The report analyzes the role of Islamic finance in advancing sustainable and climate finance within the Organization of Islamic Cooperation (OIC) member countries, examining market trends, financial instruments, and innovations. Drawing on surveys of Islamic finance professionals, halal industry enterprises, and interviews with policymakers and private sector participants, the report identifies opportunities and challenges for developing the Islamic sustainable finance market, particularly in climate-focused initiatives.
Climate change poses significant economic risks, especially for the 57 OIC member countries, which are highly exposed and have limited adaptive capacity. Efforts to meet climate and development goals are underway, with 54 OIC members having ratified the Paris Agreement and 35 committed to net-zero targets. Achieving low-carbon strategies in these countries will require over US$1 trillion in investments by 2050, highlighting the need for mobilizing both public and private sector finance.
The OIC sustainable finance market has grown rapidly, from US$17.8 billion in 2017 to US$82.3 billion in 2024, a compound annual growth rate of 24.4%. Islamic financial instruments represented 16% of this total, with sustainable sukuk emerging as a key channel for climate finance, accounting for 35% of sustainable bond and sukuk issuances. While only one-third of sukuk are labeled “green,” nearly two-thirds of sustainable bonds carry a green label, indicating a need to channel sukuk more specifically toward climate mitigation and adaptation projects.

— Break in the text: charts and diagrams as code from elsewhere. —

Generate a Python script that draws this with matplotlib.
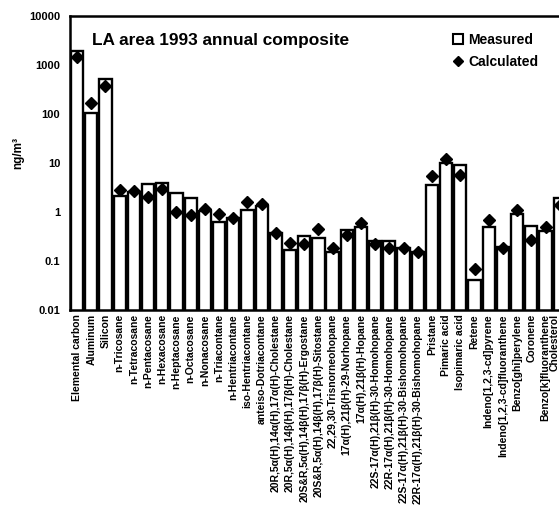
import matplotlib
matplotlib.use('Agg')
import matplotlib.pyplot as plt
import numpy as np
from matplotlib.lines import Line2D

categories = [
    "Elemental carbon", "Aluminum", "Silicon",
    "n-Tricosane", "n-Tetracosane", "n-Pentacosane", "n-Hexacosane",
    "n-Heptacosane", "n-Octacosane", "n-Nonacosane", "n-Triacontane",
    "n-Hentriacontane", "iso-Hentriacontane", "anteiso-Dotriacontane",
    "20R,5α(H),14α(H),17α(H)-Cholestane",
    "20R,5α(H),14β(H),17β(H)-Cholestane",
    "20S&R,5α(H),14β(H),17β(H)-Ergostane",
    "20S&R,5α(H),14β(H),17β(H)-Sitostane",
    "22,29,30-Trisnorneohopane",
    "17α(H),21β(H)-29-Norhopane",
    "17α(H),21β(H)-Hopane",
    "22S-17α(H),21β(H)-30-Homohopane",
    "22R-17α(H),21β(H)-30-Homohopane",
    "22S-17α(H),21β(H)-30-Bishomohopane",
    "22R-17α(H),21β(H)-30-Bishomohopane",
    "Pristane", "Pimaric acid", "Isopimaric acid", "Retene",
    "Indeno[1,2,3-cd]pyrene", "Indeno[1,2,3-cd]fluoranthene",
    "Benzo[ghi]perylene", "Coronene", "Benzo[k]fluoranthene", "Cholesterol",
]

measured = [
    1950, 103, 510,
    2.15, 2.6, 3.7, 3.85, 2.4, 1.9, 1.07, 0.63, 0.74, 1.1, 1.35,
    0.37, 0.17, 0.32, 0.30, 0.155, 0.43, 0.50, 0.26, 0.26, 0.18, 0.15,
    3.5, 10.1, 9.1, 0.041, 0.50, 0.19, 0.93, 0.52, 0.40, 1.95,
]

calculated = [
    1480, 170, 370,
    2.8, 2.7, 2.0, 2.95, 1.01, 0.87, 1.14, 0.89, 0.74, 1.63, 1.45,
    0.38, 0.23, 0.22, 0.45, 0.18, 0.34, 0.60, 0.22, 0.18, 0.18, 0.155,
    5.4, 11.9, 5.7, 0.068, 0.69, 0.18, 1.1, 0.27, 0.49, 1.38,
]

ytick_vals = [0.01, 0.1, 1, 10, 100, 1000, 10000]
ytick_labels = ["0.01", "0.1", "1", "10", "100", "1000", "10000"]

plt.rcParams['font.family'] = ['Liberation Sans', 'DejaVu Sans']

W, H = 559, 523
fig = plt.figure(figsize=(W / 100, H / 100), dpi=100)
ax = fig.add_axes([70 / W, 1 - 310 / H, (581 - 70) / W, (310 - 16) / H])
ax.set_yscale('log')

x = np.arange(len(categories))
ax.bar(x, measured, width=0.86, color='white', edgecolor='black',
       linewidth=1.7, zorder=2)
ax.plot(x, calculated, linestyle='none', marker='D', markersize=6,
        color='black', zorder=3)

ax.set_ylim(0.01, 10000)
ax.set_xlim(-0.5, len(categories) + 0.5)
ax.set_yticks(ytick_vals)
ax.set_yticklabels(ytick_labels, fontsize=8, fontweight='bold')
ax.yaxis.set_minor_locator(matplotlib.ticker.NullLocator())
ax.tick_params(axis='y', length=0, pad=7)
ax.set_xticks(x)
ax.set_xticklabels(categories, rotation=90, fontsize=7.5, fontweight='bold')
ax.tick_params(axis='x', length=0, pad=3)
# last label sits at the right edge of the picture: keep it inside
ax.get_xticklabels()[-1].set_horizontalalignment('right')

for side in ['left', 'bottom', 'top']:
    ax.spines[side].set_linewidth(1.8)
ax.spines['right'].set_visible(False)

fig.text(92 / W, 1 - 40 / H, "LA area 1993 annual composite",
         fontsize=12.4, fontweight='bold', ha='left', va='center')
fig.text(18 / W, 1 - 153 / H, "ng/m³", rotation=90, fontsize=8.5,
         fontweight='bold', ha='center', va='center')

handles = [
    Line2D([], [], linestyle='none', marker='s', markersize=7,
           markerfacecolor='white', markeredgecolor='black', markeredgewidth=1.5),
    Line2D([], [], linestyle='none', marker='D', markersize=5,
           color='black'),
]
leg = fig.legend(handles, ["Measured", "Calculated"], loc='upper left',
                 bbox_to_anchor=(452 / W, 1 - 33 / H), bbox_transform=fig.transFigure,
                 frameon=False, borderpad=0, borderaxespad=0, handlelength=0.8,
                 handletextpad=0.35, labelspacing=0.6,
                 prop={'size': 10, 'weight': 'bold'})

fig.savefig('out.png', dpi=100)
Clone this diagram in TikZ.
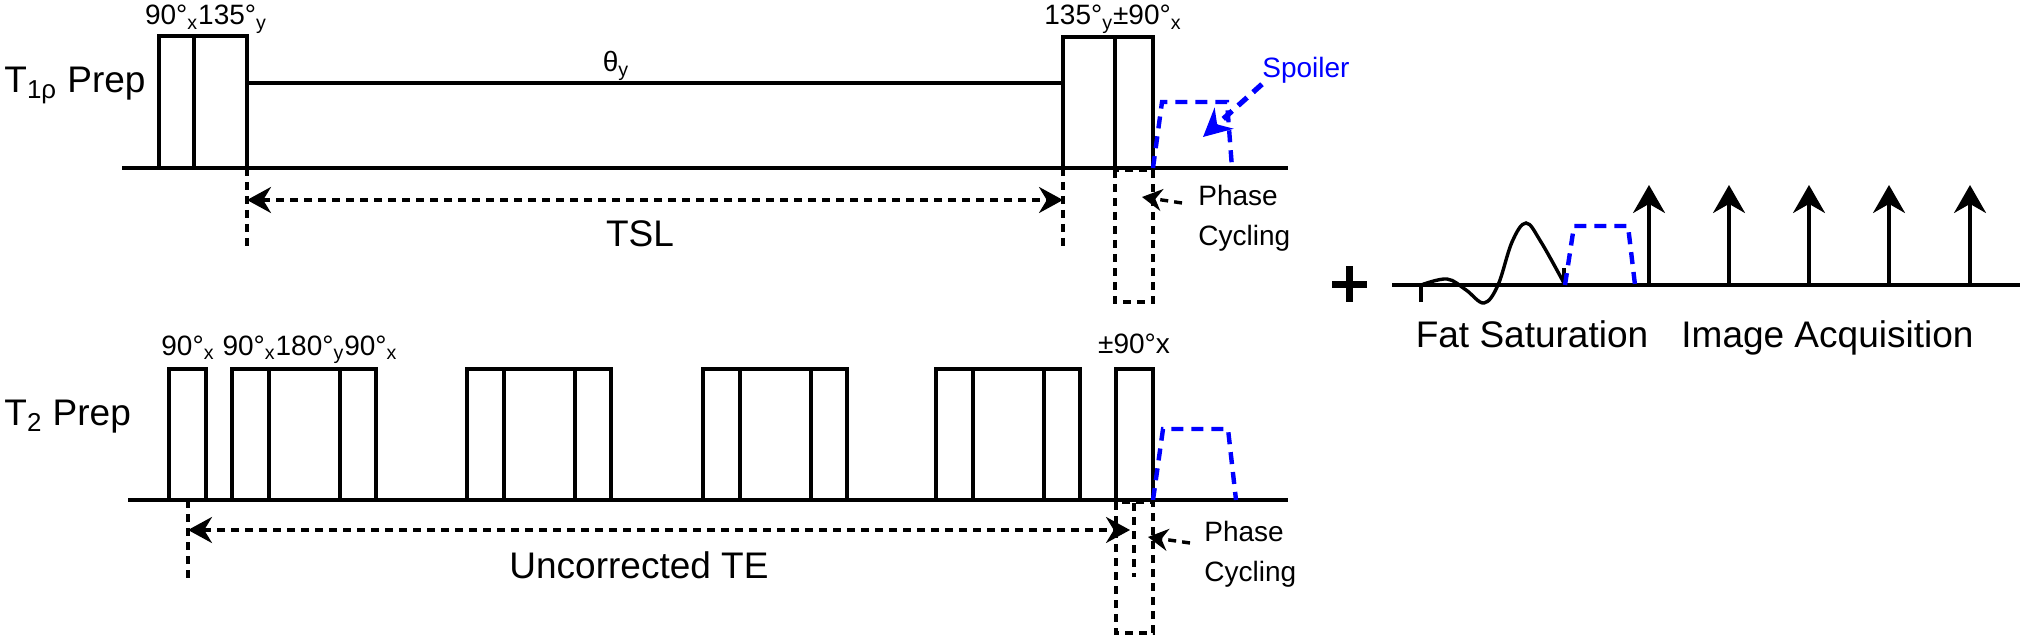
\documentclass[tikz,border=0pt]{standalone}
\usepackage{fontspec}
\setmainfont{Liberation Sans}
\usepackage{xcolor}
\usepackage{tikz}
\usetikzlibrary{arrows.meta, positioning, calc}
\definecolor{spoil}{HTML}{0000FF}

\begin{document}
\begin{tikzpicture}[x=0.5pt, y=-0.5pt,
    axis/.style={line width=2pt},
    pulse/.style={line width=1.7pt},
    guide/.style={line width=1.7pt, dash pattern=on 4pt off 3pt},
    span/.style={guide, {Stealth[length=12pt,width=13pt]}-{Stealth[length=12pt,width=13pt]}},
    hint/.style={guide, -{Stealth[length=10pt,width=11pt]}},
    grad/.style={spoil, line width=2.2pt, dash pattern=on 6pt off 4pt},
    readout/.style={line width=1.7pt, -{Stealth[length=14pt,width=16pt]}},
    tag/.style={font=\fontsize{14}{20}\selectfont, inner sep=0pt},
    title/.style={font=\fontsize{18.5}{22}\selectfont, inner sep=0pt}
  ]
    \useasboundingbox (0,0) rectangle (2022,636);

    % T1rho prep
    \draw[axis] (122,168) -- (1288,168);
    \draw[pulse] (159,168) rectangle (247,36) (194,168) -- (194,36);
    \draw[pulse] (247,83) -- (1063,83);
    \draw[pulse] (1063,168) rectangle (1153,37) (1115,168) -- (1115,37);
    \draw[grad] (1153,168) -- (1162,102) -- (1227,102) -- (1232,168);
    \coordinate (SLa) at (247,168);
    \coordinate (SLb) at (1063,168);
    \draw[guide] (SLa) -- ++(0,79);
    \draw[guide] (SLb) -- ++(0,79);
    \draw[span] ($(SLa)+(0,32)$) -- ($(SLb)+(0,32)$);
    \draw[guide] (1115,170) rectangle (1153,302);

    \node[title, anchor=base west] (T1R) at (4,93) {T\textsubscript{1ρ} Prep};
    \node[tag, anchor=base] (P1a) at (206,25) {90°\textsubscript{x}135°\textsubscript{y}};
    \node[tag, anchor=base] (P1b) at (1113,25) {135°\textsubscript{y}±90°\textsubscript{x}};
    \node[tag, anchor=base] (SL) at (616,72) {θ\textsubscript{y}};
    \node[title, anchor=base] (TSL) at (640,247) {TSL};
    \node[tag, anchor=base west, text=spoil] (SP) at (1262,78) {Spoiler};
    \node[tag, anchor=base west, align=left] (PC1) at (1198,245) {Phase\\Cycling};
    \coordinate (SPt) at (1203,137);
    \coordinate (PC1a) at (1182,203);
    \coordinate (PC1t) at (1142,197);
    \draw[grad, line width=2.6pt, -{Stealth[length=14pt,width=14pt]}] (SP.south west) -- (SPt);
    \draw[hint] (PC1a) -- (PC1t);

    % T2 prep
    \draw[axis] (128,500) -- (1288,500);
    \draw[pulse] (169,500) rectangle (206,369);
    \foreach \L in {232,467,703,936} {
      \draw[pulse] (\L,500) rectangle (\L+144,369);
      \draw[pulse] (\L+37,500) -- (\L+37,369) (\L+108,500) -- (\L+108,369);
    }
    \draw[pulse] (1116,500) rectangle (1153,369);
    \draw[grad] (1153,500) -- (1163,429) -- (1228,429) -- (1236,500);
    \coordinate (TEa) at (188,500);
    \coordinate (TEb) at (1134,503);
    \draw[guide] (TEa) -- ++(0,78);
    \draw[guide] (TEb) -- ++(0,74);
    \draw[guide] (1116,502) rectangle (1153,633);
    \draw[span] ($(TEa)+(0,30)$) -- ($(TEb)+(-4,27)$);

    \node[title, anchor=base west] (T2) at (4,425) {T\textsubscript{2} Prep};
    \node[tag, anchor=base] (P2a) at (188,355) {90°\textsubscript{x}};
    \node[tag, anchor=base] (P2b) at (310,355) {90°\textsubscript{x}180°\textsubscript{y}90°\textsubscript{x}};
    \node[tag, anchor=base] (P2c) at (1134,353) {±90°x};
    \node[title, anchor=base] (TE) at (639,578) {Uncorrected TE};
    \node[tag, anchor=base west, align=left] (PC2) at (1204,581) {Phase\\Cycling};
    \coordinate (PC2a) at (1190,543);
    \coordinate (PC2t) at (1148,537);
    \draw[hint] (PC2a) -- (PC2t);

    % fat sat + readout
    \draw[line width=3.5pt] (1332,284) -- (1367,284) (1349,266) -- (1349,302);
    \draw[axis] (1392,285) -- (2020,285);
    \draw[pulse] (1421,302) -- (1421,285);
    \draw[pulse] plot[smooth, tension=0.6] coordinates {(1421,285) (1447,279) (1466,290) (1484,303) (1498,285) (1512,242) (1526,223) (1541,242) (1565,285)};
    \draw[pulse] (1564,268) -- (1564,285);
    \draw[grad] (1565,285) -- (1574,226) -- (1628,226) -- (1635,285);
    \foreach \x in {1649,1729,1809,1889,1970}
      \draw[readout] (\x,285) -- (\x,185);
    \node[title, anchor=base] (FS) at (1532,347) {Fat Saturation};
    \node[title, anchor=base west] (IA) at (1681,347) {Image Acquisition};
\end{tikzpicture}
\end{document}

Islamic bank financing has considerable potential in climate finance, though only 8.2% of sustainable syndicated loans between 2017 and 2024 were Shariah-compliant. With Islamic banking assets estimated at US$2.8 trillion, significant opportunities exist to expand the sector’s climate finance role. Islamic finance standard-setting bodies, including the IFSB, CIBAFI, and AAOIFI, are developing prudential guidance, governance standards, and capacity-building initiatives to align Islamic finance with global best practices and enable climate finance growth.
Despite progress, challenges remain in developing a robust climate finance ecosystem across the OIC. To unlock the potential of Islamic climate finance, the report identifies three strategic priorities: mainstreaming Islamic climate finance instruments by preparing bankable projects, designing targeted incentives, and leveraging multilateral development bank collaboration; accelerating capacity building and technical exchanges among OIC members through practical knowledge tools and enhanced data systems; and fostering Islamic climate financial innovation, including blended finance solutions and the use of Islamic social finance tools such as zakat, waqf, and micro-takaful to support community resilience and measurable climate outcomes.
The report concludes that the Islamic finance sector is uniquely positioned to contribute to global climate goals through values-based, inclusive financial solutions, provided policymakers, regulators, and development partners implement targeted reforms and strategic initiatives to expand the market for climate-focused Islamic finance.